Nous sommes asociaux. Nous sommes différents. Nous sommes
anti-conformistes.
Parce que nous voyons la mort de près (…), nous hurlons avec les loups.
Nous ne vivons qu’à la brunante, nous sommes durs, aguerris. Nous ne craignons
rien. Nos dérives nous appartiennent et les règles de la société ne
s’appliquent pas à notre groupe.
Serions-nous d’essence divine? On pourrait le croire.
Pourquoi personne n’ose crever la bulle? Expliquer à tous que
l’asocialité et l’anti-conformisme ne sont que des illusions créées de toutes
pièces.
Rien de plus conformiste qu’un groupe de grimpeurs au pied d’une falaise.
Rien de plus social que les grimpeurs de SAE.
Portant tous les mêmes vêtements griffés, ayant tous un équipement
identique (pressions sociales obligent), visitant tous les mêmes falaises à la
mode, sortant peu de leurs petites salles, visionnant tous les mêmes vidéos,
débitant tous les mêmes lieux communs.
Étrange communauté qui se veut différente pour les mauvaises raisons.
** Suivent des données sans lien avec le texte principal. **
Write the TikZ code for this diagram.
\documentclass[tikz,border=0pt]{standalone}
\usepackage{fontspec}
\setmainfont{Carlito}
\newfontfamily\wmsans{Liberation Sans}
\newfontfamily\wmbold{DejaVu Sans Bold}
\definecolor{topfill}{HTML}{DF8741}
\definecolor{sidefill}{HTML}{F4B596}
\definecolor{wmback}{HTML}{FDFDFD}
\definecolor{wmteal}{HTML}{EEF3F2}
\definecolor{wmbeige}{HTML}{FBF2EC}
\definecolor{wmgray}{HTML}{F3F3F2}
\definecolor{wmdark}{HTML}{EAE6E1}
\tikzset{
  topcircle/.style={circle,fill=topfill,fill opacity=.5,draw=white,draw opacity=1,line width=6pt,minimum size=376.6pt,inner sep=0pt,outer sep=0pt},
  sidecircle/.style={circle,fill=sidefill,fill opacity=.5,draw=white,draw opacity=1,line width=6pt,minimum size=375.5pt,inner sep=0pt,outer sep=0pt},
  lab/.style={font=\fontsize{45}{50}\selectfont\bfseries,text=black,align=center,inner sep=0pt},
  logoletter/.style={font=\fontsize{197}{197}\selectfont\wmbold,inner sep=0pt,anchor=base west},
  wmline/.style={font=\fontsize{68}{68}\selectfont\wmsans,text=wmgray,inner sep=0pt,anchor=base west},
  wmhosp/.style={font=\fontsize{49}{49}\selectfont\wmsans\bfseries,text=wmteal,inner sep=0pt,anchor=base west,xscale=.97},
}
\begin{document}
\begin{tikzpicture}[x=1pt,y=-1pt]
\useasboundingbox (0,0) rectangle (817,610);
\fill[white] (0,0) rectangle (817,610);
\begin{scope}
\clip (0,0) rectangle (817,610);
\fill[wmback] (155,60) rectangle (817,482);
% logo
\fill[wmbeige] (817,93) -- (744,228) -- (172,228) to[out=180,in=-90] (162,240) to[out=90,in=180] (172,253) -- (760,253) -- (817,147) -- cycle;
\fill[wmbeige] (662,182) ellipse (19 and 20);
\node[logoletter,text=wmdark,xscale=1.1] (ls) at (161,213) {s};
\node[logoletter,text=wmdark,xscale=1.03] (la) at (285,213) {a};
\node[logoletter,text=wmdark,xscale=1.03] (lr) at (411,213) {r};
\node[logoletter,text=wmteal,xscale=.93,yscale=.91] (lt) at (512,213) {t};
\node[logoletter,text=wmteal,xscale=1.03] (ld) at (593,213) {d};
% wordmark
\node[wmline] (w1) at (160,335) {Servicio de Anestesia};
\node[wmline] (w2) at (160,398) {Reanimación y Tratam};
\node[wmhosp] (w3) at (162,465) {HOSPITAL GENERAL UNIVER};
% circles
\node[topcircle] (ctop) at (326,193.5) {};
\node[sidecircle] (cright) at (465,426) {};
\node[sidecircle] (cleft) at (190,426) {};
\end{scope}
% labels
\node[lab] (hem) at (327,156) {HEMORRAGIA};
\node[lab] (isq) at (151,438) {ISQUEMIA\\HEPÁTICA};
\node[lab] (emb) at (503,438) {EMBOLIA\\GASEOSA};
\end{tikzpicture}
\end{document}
Et
qui, en se peignant ainsi dans un coin, s’enlève toute crédibilité quand vient
le temps de négocier les accès, l’équipement, les budgets.
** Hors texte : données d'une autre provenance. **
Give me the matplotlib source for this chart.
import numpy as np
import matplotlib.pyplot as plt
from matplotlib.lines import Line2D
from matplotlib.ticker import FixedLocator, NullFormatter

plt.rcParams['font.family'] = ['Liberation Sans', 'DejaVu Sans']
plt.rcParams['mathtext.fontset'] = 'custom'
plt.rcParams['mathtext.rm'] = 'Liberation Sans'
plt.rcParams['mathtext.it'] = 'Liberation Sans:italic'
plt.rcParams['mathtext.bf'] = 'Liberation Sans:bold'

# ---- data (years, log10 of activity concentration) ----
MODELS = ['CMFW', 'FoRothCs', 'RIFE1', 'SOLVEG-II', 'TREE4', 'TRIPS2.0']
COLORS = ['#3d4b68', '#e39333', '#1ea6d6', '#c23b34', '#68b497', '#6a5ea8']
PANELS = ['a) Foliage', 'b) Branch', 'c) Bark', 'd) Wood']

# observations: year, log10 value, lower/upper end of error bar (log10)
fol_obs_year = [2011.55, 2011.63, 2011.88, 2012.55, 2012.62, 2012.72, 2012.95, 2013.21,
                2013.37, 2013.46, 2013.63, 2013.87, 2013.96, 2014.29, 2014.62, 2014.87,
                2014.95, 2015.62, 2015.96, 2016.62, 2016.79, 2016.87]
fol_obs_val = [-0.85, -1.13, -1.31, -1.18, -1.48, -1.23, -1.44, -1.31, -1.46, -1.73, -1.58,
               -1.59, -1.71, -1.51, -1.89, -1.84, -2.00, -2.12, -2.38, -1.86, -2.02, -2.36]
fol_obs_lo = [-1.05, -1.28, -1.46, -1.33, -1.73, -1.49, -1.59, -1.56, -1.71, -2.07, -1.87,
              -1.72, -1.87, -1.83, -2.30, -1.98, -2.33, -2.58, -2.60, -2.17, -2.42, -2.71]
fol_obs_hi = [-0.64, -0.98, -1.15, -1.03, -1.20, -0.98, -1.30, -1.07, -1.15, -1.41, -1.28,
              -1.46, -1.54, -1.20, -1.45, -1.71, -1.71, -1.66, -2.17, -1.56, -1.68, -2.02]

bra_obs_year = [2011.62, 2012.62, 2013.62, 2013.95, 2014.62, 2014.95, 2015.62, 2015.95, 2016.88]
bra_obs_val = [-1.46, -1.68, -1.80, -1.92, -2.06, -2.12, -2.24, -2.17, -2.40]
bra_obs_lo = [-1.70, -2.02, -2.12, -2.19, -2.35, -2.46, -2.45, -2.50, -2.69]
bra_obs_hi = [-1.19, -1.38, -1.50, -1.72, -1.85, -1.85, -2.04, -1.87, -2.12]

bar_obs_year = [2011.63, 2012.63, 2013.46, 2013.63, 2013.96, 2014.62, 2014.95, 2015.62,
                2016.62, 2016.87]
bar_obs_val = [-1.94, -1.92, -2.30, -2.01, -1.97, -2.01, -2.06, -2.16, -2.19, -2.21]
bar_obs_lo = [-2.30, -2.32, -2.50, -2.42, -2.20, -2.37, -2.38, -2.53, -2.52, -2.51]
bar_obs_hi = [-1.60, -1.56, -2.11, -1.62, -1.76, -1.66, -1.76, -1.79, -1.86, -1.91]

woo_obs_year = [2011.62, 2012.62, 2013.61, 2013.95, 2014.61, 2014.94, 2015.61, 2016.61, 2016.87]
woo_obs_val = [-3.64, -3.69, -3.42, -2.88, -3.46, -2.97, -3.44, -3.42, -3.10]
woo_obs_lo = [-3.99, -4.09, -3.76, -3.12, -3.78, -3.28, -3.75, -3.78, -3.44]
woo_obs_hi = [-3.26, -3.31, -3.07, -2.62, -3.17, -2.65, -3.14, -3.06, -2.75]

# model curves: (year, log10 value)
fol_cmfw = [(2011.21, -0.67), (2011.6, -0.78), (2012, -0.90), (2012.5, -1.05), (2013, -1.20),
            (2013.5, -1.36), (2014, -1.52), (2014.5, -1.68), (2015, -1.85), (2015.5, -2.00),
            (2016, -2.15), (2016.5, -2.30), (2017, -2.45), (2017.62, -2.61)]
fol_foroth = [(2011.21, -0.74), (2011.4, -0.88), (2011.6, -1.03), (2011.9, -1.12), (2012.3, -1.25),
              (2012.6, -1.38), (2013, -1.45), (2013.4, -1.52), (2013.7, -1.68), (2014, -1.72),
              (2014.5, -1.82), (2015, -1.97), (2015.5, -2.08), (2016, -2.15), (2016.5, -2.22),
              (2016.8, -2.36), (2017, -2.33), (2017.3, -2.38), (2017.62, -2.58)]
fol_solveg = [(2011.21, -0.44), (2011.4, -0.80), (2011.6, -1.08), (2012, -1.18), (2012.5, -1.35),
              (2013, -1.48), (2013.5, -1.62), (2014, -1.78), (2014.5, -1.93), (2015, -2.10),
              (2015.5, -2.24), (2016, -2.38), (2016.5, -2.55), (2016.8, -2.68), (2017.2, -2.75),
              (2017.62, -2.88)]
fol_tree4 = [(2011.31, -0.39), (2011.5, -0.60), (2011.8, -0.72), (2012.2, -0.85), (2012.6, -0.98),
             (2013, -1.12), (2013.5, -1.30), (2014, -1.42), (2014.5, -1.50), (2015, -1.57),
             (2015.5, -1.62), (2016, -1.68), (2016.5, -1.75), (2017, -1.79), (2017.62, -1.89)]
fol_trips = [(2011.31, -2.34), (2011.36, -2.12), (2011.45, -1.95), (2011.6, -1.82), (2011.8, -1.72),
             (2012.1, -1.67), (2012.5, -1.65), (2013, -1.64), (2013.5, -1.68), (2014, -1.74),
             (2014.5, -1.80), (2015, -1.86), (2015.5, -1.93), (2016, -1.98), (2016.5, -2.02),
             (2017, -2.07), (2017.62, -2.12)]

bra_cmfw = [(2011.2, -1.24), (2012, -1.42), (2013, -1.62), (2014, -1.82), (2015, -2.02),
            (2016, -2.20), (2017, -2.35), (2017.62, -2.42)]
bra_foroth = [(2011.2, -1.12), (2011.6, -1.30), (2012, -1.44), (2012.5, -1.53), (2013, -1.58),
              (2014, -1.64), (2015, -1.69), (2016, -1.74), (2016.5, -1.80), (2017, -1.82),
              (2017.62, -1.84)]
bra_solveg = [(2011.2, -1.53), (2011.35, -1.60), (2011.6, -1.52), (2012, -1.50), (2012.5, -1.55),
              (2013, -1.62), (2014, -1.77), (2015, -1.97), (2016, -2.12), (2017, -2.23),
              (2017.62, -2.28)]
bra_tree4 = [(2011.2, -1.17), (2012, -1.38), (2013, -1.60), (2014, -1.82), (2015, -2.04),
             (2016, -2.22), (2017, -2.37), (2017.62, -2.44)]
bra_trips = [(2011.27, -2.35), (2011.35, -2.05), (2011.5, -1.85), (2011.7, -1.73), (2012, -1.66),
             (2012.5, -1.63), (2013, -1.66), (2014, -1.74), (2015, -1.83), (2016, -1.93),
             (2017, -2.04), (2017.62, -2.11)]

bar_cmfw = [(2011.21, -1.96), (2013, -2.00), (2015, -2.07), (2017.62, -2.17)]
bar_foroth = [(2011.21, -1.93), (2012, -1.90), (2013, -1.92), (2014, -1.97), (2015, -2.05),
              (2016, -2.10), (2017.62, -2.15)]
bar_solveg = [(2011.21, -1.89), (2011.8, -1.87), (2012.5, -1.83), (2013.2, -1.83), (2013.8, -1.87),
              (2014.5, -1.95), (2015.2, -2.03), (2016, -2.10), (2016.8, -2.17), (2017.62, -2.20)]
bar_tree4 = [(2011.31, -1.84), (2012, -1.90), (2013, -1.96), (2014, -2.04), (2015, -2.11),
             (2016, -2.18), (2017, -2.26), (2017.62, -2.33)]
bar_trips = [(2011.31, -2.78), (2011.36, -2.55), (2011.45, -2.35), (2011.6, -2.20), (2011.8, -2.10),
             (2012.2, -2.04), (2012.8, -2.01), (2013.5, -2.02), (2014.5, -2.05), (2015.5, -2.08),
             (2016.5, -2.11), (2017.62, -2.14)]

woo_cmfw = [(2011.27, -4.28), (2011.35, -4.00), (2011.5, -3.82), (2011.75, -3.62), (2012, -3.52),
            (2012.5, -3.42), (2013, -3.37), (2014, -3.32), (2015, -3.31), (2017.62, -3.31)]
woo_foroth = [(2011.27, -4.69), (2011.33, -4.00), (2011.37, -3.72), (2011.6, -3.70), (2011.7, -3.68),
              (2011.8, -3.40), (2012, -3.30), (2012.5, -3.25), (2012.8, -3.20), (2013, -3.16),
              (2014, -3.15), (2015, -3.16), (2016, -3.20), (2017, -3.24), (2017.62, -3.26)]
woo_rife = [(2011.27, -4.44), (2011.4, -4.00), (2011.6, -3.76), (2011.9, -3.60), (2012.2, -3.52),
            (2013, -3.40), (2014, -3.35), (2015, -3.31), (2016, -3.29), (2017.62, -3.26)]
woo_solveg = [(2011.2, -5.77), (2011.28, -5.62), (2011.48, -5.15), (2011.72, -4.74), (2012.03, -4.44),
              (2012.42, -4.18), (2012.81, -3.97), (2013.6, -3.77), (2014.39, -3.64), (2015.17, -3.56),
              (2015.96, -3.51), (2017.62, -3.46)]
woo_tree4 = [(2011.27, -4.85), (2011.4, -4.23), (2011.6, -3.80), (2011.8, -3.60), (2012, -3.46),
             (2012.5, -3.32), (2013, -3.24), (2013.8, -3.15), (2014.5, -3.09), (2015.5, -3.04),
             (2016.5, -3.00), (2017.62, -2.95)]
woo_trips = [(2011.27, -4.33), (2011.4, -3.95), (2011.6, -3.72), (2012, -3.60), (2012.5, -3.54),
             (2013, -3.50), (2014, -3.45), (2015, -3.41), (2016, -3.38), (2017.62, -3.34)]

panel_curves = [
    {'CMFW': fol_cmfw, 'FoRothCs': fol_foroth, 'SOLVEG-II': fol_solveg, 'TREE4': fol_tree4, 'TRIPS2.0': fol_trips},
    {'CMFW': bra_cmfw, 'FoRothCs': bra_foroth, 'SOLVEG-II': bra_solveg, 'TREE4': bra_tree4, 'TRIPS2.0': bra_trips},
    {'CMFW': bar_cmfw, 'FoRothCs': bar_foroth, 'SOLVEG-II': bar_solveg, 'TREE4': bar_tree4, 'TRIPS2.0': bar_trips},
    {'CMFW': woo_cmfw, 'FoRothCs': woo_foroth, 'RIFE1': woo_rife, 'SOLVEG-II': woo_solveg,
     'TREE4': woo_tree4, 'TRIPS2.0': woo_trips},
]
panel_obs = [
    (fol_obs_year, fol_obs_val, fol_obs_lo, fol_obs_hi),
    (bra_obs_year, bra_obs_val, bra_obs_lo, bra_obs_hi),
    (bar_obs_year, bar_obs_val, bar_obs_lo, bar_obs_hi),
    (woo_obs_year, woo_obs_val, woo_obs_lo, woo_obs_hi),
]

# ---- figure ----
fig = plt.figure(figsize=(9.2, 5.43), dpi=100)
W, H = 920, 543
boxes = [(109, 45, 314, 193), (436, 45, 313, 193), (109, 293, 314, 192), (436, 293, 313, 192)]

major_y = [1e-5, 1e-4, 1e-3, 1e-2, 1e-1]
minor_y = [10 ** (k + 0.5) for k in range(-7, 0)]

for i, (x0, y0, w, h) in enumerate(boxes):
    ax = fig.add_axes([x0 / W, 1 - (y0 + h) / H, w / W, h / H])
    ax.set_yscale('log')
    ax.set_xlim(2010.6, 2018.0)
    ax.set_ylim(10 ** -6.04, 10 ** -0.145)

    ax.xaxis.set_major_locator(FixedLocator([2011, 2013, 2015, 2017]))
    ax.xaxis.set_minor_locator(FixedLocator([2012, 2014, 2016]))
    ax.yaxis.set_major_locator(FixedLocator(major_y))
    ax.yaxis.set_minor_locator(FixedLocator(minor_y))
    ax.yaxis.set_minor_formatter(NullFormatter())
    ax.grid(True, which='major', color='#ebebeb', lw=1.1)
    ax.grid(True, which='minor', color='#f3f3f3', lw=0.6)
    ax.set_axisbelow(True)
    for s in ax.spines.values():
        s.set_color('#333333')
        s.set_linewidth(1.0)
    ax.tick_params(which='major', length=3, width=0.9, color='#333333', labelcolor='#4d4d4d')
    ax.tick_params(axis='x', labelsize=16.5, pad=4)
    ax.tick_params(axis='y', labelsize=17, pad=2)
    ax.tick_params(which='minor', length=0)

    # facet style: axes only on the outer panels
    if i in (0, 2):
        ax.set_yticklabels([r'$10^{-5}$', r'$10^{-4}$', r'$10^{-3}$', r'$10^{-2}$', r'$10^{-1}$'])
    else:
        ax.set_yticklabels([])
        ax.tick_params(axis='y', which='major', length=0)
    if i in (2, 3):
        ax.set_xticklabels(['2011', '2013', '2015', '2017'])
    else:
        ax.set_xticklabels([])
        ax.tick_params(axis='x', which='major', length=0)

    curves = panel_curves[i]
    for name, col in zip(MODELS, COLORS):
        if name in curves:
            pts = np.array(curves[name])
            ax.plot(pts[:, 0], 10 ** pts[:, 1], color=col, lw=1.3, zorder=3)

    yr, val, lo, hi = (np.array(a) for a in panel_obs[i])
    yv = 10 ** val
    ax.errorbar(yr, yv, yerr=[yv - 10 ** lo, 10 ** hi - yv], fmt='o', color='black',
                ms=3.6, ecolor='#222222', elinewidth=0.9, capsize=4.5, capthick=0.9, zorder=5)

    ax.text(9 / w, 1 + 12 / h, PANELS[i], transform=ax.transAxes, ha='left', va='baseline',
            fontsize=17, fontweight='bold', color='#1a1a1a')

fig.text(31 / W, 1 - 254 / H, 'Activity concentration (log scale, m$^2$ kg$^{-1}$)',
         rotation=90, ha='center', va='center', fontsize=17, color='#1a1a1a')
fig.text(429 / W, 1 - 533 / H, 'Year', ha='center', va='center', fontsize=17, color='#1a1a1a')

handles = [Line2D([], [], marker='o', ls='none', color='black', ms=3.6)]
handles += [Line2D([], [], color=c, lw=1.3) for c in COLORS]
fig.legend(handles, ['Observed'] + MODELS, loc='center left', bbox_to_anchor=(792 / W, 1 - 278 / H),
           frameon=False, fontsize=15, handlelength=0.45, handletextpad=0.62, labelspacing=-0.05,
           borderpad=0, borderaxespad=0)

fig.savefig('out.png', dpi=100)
Encore plus étrange, c’est que les ’’décideurs’’ ne se décident pas à
modifier l’image du sport.
Oui, il y a des marginaux en escalade. J’en suis un et je peux le
prouver.
Mais la majorité des pratiquants ne le sont pas et ne le seront jamais.
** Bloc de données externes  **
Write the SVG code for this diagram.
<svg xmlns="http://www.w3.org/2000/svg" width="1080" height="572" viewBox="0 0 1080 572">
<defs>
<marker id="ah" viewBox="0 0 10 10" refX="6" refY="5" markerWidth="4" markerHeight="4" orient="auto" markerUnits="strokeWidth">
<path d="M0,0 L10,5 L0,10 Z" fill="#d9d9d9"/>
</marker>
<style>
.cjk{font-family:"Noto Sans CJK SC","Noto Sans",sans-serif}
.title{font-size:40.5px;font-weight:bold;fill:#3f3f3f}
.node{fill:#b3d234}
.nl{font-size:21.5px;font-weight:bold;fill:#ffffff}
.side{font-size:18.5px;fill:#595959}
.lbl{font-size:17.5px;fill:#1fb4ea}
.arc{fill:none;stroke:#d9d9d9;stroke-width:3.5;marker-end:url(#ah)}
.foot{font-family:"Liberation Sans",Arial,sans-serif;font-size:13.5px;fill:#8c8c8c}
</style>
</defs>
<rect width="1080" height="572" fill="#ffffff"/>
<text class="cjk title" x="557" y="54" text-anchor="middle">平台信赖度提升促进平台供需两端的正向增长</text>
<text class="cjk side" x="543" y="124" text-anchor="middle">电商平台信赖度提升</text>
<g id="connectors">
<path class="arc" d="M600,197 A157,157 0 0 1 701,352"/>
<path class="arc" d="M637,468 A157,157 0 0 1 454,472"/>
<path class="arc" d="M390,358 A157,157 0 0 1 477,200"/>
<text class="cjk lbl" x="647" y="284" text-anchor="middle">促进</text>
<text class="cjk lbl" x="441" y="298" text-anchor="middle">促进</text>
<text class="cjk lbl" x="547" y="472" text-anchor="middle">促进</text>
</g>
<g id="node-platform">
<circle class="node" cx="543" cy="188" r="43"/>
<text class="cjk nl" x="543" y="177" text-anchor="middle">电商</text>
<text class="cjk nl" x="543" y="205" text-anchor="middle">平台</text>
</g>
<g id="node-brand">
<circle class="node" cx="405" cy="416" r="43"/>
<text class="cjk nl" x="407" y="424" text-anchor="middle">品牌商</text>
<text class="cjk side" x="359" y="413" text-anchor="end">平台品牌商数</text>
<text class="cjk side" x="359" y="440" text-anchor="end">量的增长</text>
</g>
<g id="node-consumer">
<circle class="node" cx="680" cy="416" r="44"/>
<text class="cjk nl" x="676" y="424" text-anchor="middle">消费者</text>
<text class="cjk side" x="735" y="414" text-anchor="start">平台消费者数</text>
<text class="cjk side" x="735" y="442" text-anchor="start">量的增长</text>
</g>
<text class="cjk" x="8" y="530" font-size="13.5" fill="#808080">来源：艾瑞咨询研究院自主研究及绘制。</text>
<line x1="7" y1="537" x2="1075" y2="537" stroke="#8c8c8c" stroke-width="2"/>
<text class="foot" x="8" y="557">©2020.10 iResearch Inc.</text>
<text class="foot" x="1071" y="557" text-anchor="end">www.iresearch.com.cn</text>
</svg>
Ils sont souvent attirés vers notre sport grâce à cette image idéalisée et
repartent vite, la queue entre les jambes, vers d’autres sports plus
dramatiques.
Je veux l’escalade comme sport passion, comme sport plaisir. Comme
dépassement athlétique. Comme lieu de rencontre. Je ne veux pas d’Olympiques,
ni de comités, ni de drapeaux. Je ne veux pas de dopage ni de juges pourris. Je
ne veux pas d’un sport qui renouvelle 50% de sa clientèle à tous les deux ans.
Je ne veux pas de contes à dormir debout sur les dangers de notre pratique, sur
notre marginalité, sur notre statut hors norme.
J’aimerais voir le milieu de la grimpe attirer la jeunesse non pour lui
dire qu’en grimpant elle va se démarquer… mais bien pour lui dire qu’en
grimpant, elle risque fort d’avoir du plaisir.
Et que le plaisir risque de durer une vie.
Mon rejeton de huit ans, lors de sa visite à l’aéroport, a pris beaucoup
plus de risques que la majorité des grimpeurs en une vie de pratique. C’est à
se demander ce qu’il va faire plus tard. Sans doute que le monde de la grimpe
lui paraîtra bien fade, lui qui – comme Obélix - est tombé dedans à sa
naissance.
Le parapente? Le base-jump? Le ski? La luge sur route? La lecture de
romans policiers?
Il va me surprendre, je n’en doute pas.
Autre chose…
Le concours Erotico-Littéraire. J’avais mentionné la veille de Noël comme
date de tombée. Considérant le fait que le nombre de textes reçus se rapproche
du zéro absolu, je propose une nouvelle date : le 31 janvier 2008 !
Si nous avons reçu au moins cinq textes à cette date, le concours sera
lancé. Sinon, il faudra me rendre à
l’évidence : ça n’intéresse personne, le sexe!
Je pensais aussi lancer un prix annuel : le Rouzo.
Le Rouzo mettrai en valeur la pire performance en falaise ou en bloc. La pire performance au niveau social,
bien entendu… je ne veux pas entendre parler de mousses et de lichens et encore moins de réchauffement climatique. Il fait -23 avec le vent dehors…
C’est une idée qui me trotte dans la tête et je vous reviendrai si j’arrive à l’arrimer avec une quelconque réalité.